Esas preguntas urgen cuando se comprueba que, por un lado, la Constitución –de la que pende nada menos que el sistema jurídico en su conjunto- es ya irrelevante como marco que delimita el juego político, inhábil para conjurar los peores desatinos y el desgobierno, y, por otro, cuál es el contenido de algunos acuerdos explícitos a los que ocasionalmente llega el PP como primer partido del país con el Pedro Sánchez OE. Piensen, por ir al más reciente, en el texto que el PP ha consensuado para reformar el artículo 49 de la Constitución española, un típico ejemplo de «norma santimonia» en la que se consagra, siquiera sea simbólicamente, como han destacado Eugenio Nasarre y Juan Claudio de Ramón, una desigualdad entre hombres y mujeres al mencionar que los poderes públicos atenderán «particularmente las necesidades específicas de las mujeres y niñas con discapacidad». ¿Es que el PP ampara esa visión «interseccional» de los derechos básicos y de las políticas públicas? ¿En todos los ámbitos?

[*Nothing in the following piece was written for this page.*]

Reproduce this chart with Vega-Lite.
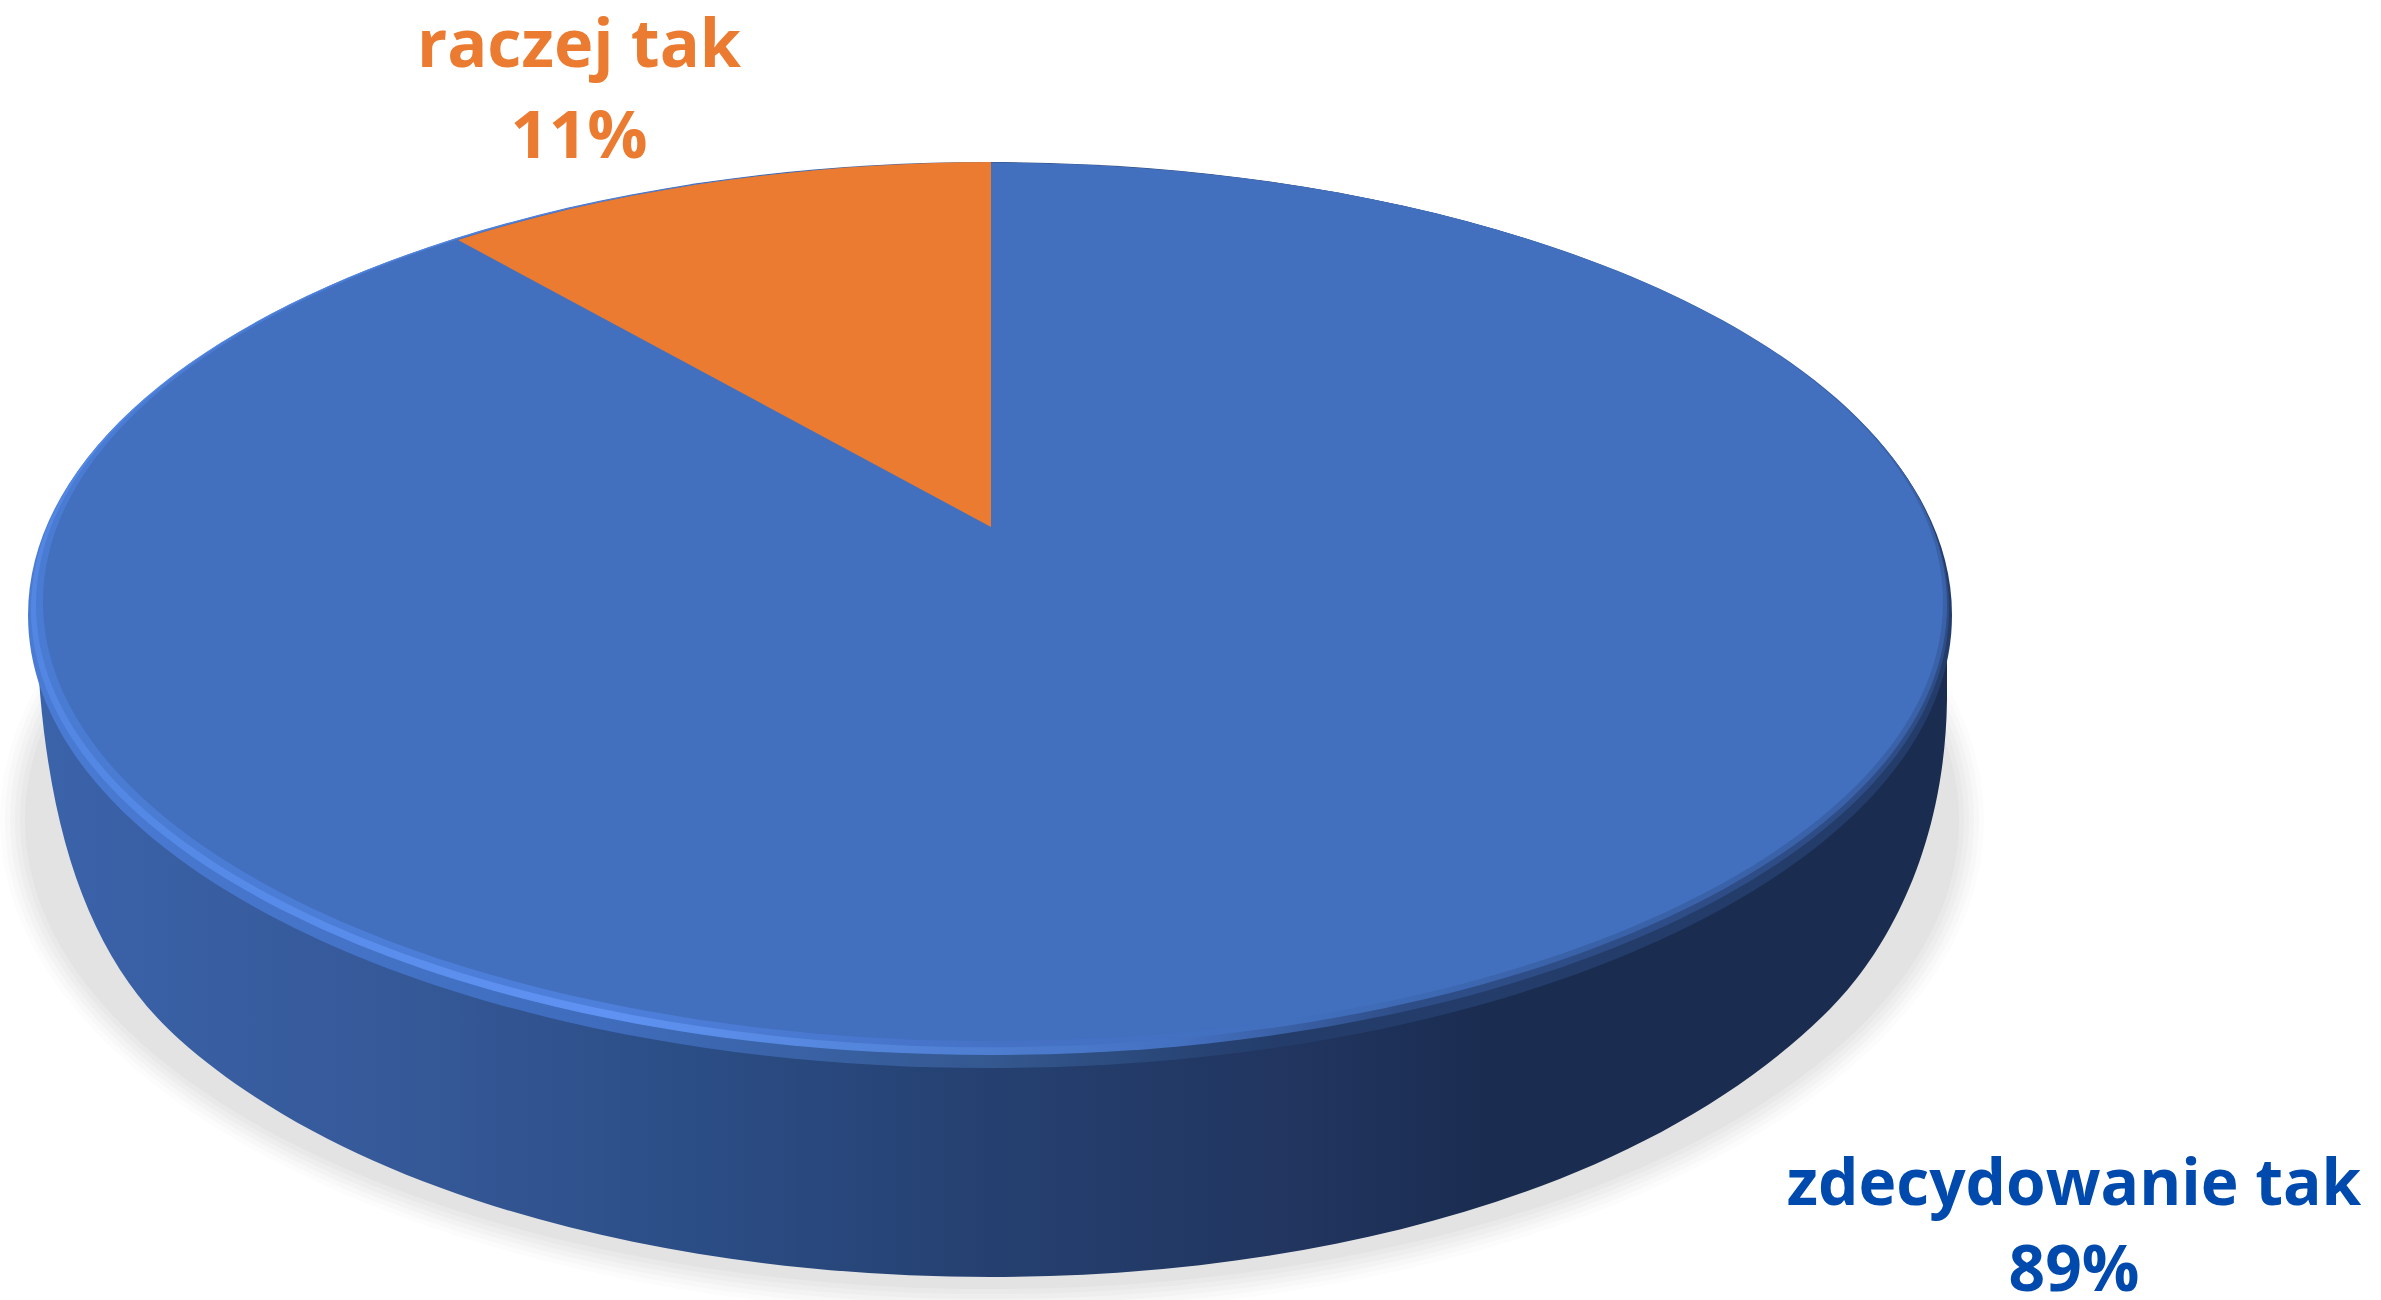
{"$schema":"https://vega.github.io/schema/vega-lite/v6.json","width":2381,"height":1300,"autosize":{"type":"none"},"padding":0,"background":"#ffffff","view":{"stroke":null},
"data":{"values":[{"answer":"zdecydowanie tak","label":"89%","share":89},{"answer":"raczej tak","label":"11%","share":11}]},
"resolve":{"scale":{"x":"independent","y":"independent","shape":"independent","color":"independent","size":"independent"}},
"layer":[
{"transform":[{"filter":"datum.share==89"}],"mark":{"type":"point","filled":true,"opacity":1,"size":4,"strokeWidth":0,"fill":"#fcfcfc","shape":"M -1190.5 170 A 992 494 0 1 1 793.5 170 A 992 494 0 1 1 -1190.5 170 Z"}},
{"transform":[{"filter":"datum.share==89"}],"mark":{"type":"point","filled":true,"opacity":1,"size":4,"strokeWidth":0,"fill":"#f8f8f8","shape":"M -1185.5 170 A 987 489 0 1 1 788.5 170 A 987 489 0 1 1 -1185.5 170 Z"}},
{"transform":[{"filter":"datum.share==89"}],"mark":{"type":"point","filled":true,"opacity":1,"size":4,"strokeWidth":0,"fill":"#f3f3f3","shape":"M -1180.5 170 A 982 484 0 1 1 783.5 170 A 982 484 0 1 1 -1180.5 170 Z"}},
{"transform":[{"filter":"datum.share==89"}],"mark":{"type":"point","filled":true,"opacity":1,"size":4,"strokeWidth":0,"fill":"#eeeeee","shape":"M -1175.5 170 A 977 479 0 1 1 778.5 170 A 977 479 0 1 1 -1175.5 170 Z"}},
{"transform":[{"filter":"datum.share==89"}],"mark":{"type":"point","filled":true,"opacity":1,"size":4,"strokeWidth":0,"fill":"#e9e9e9","shape":"M -1170.5 170 A 972 474 0 1 1 773.5 170 A 972 474 0 1 1 -1170.5 170 Z"}},
{"transform":[{"filter":"datum.share==89"}],"mark":{"type":"point","filled":true,"opacity":1,"size":4,"strokeWidth":0,"fill":"#e3e3e3","shape":"M -1165.5 170 A 967 469 0 1 1 768.5 170 A 967 469 0 1 1 -1165.5 170 Z"}},
{"transform":[{"filter":"datum.share==89"}],"mark":{"type":"point","filled":true,"opacity":1,"size":4,"strokeWidth":0,"shape":"M -1154.5 -30 C -1148.5 180 -1100.5 310 -1010.5 390 C -830.5 550 -510.5 627 -200.5 627 C 109.5 627 449.5 550 639.5 359 C 694.5 304 754.5 200 756.5 50 L 756.5 -30 Z","fill":{"gradient":"linear","x1":0,"y1":0,"x2":1,"y2":0,"stops":[{"offset":0,"color":"#3b63aa"},{"offset":0.2,"color":"#355897"},{"offset":0.35,"color":"#2b4d85"},{"offset":0.5,"color":"#254070"},{"offset":0.66,"color":"#21355f"},{"offset":0.76,"color":"#1a2c50"},{"offset":1,"color":"#1a2c50"}]}}},
{"transform":[{"filter":"datum.share==89"}],"mark":{"type":"point","filled":true,"opacity":1,"size":4,"strokeWidth":0,"shape":"M -1162.5 -35 A 962 453 0 1 1 761.5 -35 A 962 453 0 1 1 -1162.5 -35 Z","fill":{"gradient":"linear","x1":0,"y1":0,"x2":1,"y2":0,"stops":[{"offset":0,"color":"#4a7bd4"},{"offset":0.3,"color":"#3f6cbc"},{"offset":0.5,"color":"#34588f"},{"offset":0.65,"color":"#233c6a"},{"offset":1,"color":"#233c6a"}]}}},
{"transform":[{"filter":"datum.share==89"}],"mark":{"type":"point","filled":true,"opacity":1,"size":4,"strokeWidth":0,"shape":"M -1159.5 -41 A 959 446 0 1 1 758.5 -41 A 959 446 0 1 1 -1159.5 -41 Z","fill":{"gradient":"linear","x1":0,"y1":0,"x2":1,"y2":0,"stops":[{"offset":0,"color":"#5286e2"},{"offset":0.3,"color":"#5f92f2"},{"offset":0.46,"color":"#5283d8"},{"offset":0.6,"color":"#4470c0"},{"offset":0.72,"color":"#2e4c85"},{"offset":1,"color":"#2e4c85"}]}}},
{"transform":[{"filter":"datum.share==89"}],"mark":{"type":"point","filled":true,"opacity":1,"size":4,"strokeWidth":0,"shape":"M -1154.5 -45 A 955 442 0 1 1 756.5 -45 A 955 442 0 1 1 -1154.5 -45 Z","fill":{"gradient":"linear","x1":0,"y1":0,"x2":1,"y2":0,"stops":[{"offset":0,"color":"#4a7bd2"},{"offset":0.3,"color":"#4d7fdb"},{"offset":0.5,"color":"#4672c6"},{"offset":0.65,"color":"#4270bf"},{"offset":0.8,"color":"#3a62a8"},{"offset":1,"color":"#3a62a8"}]}}},
{"mark":{"type":"point","filled":true,"opacity":1,"size":4,"strokeWidth":0},"encoding":{"shape":{"field":"answer","type":"nominal","legend":null,"scale":{"domain":["zdecydowanie tak","raczej tak"],"range":["M -1147.5 -48 A 950 439 0 1 1 752.5 -48 A 950 439 0 1 1 -1147.5 -48 Z","M -199.5 -123 L -199.5 -488 A 962 453 0 0 0 -732.5 -410 Z"]}},"color":{"field":"answer","type":"nominal","legend":null,"scale":{"domain":["zdecydowanie tak","raczej tak"],"range":["#4270bf","#ea7b30"]}}}},
{"mark":{"type":"text","font":"Open Sans","fontWeight":"bold","align":"center","baseline":"alphabetic"},"encoding":{"text":{"field":"answer","type":"nominal"},"size":{"field":"answer","type":"ordinal","legend":null,"scale":{"domain":["raczej tak","zdecydowanie tak"],"range":[66.5,64]}},"x":{"field":"answer","type":"nominal","axis":null,"scale":{"type":"point","domain":["raczej tak","zdecydowanie tak"],"range":[579,2074],"padding":0}},"y":{"field":"answer","type":"nominal","axis":null,"scale":{"type":"point","domain":["raczej tak","zdecydowanie tak"],"range":[67,1205],"padding":0}},"color":{"field":"answer","type":"nominal","legend":null,"scale":{"domain":["zdecydowanie tak","raczej tak"],"range":["#004aad","#ea7b30"]}}}},
{"mark":{"type":"text","font":"Open Sans","fontWeight":"bold","align":"center","baseline":"alphabetic"},"encoding":{"text":{"field":"label","type":"nominal"},"size":{"field":"answer","type":"ordinal","legend":null,"scale":{"domain":["raczej tak","zdecydowanie tak"],"range":[67,64]}},"x":{"field":"answer","type":"nominal","axis":null,"scale":{"type":"point","domain":["raczej tak","zdecydowanie tak"],"range":[579,2074],"padding":0}},"y":{"field":"answer","type":"nominal","axis":null,"scale":{"type":"point","domain":["raczej tak","zdecydowanie tak"],"range":[158,1291],"padding":0}},"color":{"field":"answer","type":"nominal","legend":null,"scale":{"domain":["zdecydowanie tak","raczej tak"],"range":["#004aad","#ea7b30"]}}}}
]}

El PP abandera hoy, o al menos lo pretende, un ideal de igual ciudadanía con el que se resiste a la almoneda sanchista y a una deriva confederal que cala como gota malaya. ¿Con qué alcance y bajo qué principios se produce esa resistencia? ¿Hay una federalización cordial, como el bilingüismo, que permite mantener privilegios y fueros a los «territorios históricos» –como si el resto no lo fueran? Vox, y ahora Izquierda Española, aunque bajo presupuestos diametralmente opuestos, y con consecuencias también radicalmente disímiles, aspiran a una comunidad política en la que se minimicen las diferencias entre los españoles. ¿A qué aspira el PP?
«La pura resistencia y el cinismo o el show frutícola-populista ya no bastan»
Si como Rousseau para el caso de Córcega o Polonia, un grupo de notables del PP fuera encomendado a proponer una nueva Constitución para España, ¿qué contendría esencialmente ese texto? ¿Qué diría sobre la distribución territorial del poder? ¿Qué alcance tendría la autonomía financiera de los territorios y su capacidad fiscal? ¿Qué derechos elevaría a la categoría de fundamentales? ¿Cómo haría que el sistema electoral pudiera reflejar el pluralismo político? ¿Cómo insuflaría vida al Parlamento para que abandonara ese faccionalismo que lo ha tornado en la pesadilla burkeana de ser un «congreso de embajadores» y a los diputados en botones, puras correas de transmisión de los dictados de quien controla el partido? ¿Cómo evitaría que se abusara del decreto-ley? ¿Cómo mantendría la independencia de las instituciones llamadas a actuar de contrapoderes, señaladamente el Tribunal Constitucional? ¿Anhela el PP una Constitución que diseñe una democracia militante, donde no quepan los partidos que se proponen la destrucción de las bases mismas de la convivencia, empezando por la integridad territorial?
Y es que, como a mi juicio ha señalado cabalmente José Antonio Zarzalejos, la pura resistencia, el mero pars destruens, ya no bastan, y el cinismo o el show frutícola-populista con el que mostrar las contradicciones ínsitas y constantes de la coalición progresista o la ocurrencia al calor del «algo hay que hacer frente a tanto desafuero» no son una alternativa.
En definitiva, si estuviera frente a las masas expectantes del National Mall: ¿en qué nos diría Feijóo que ha soñado?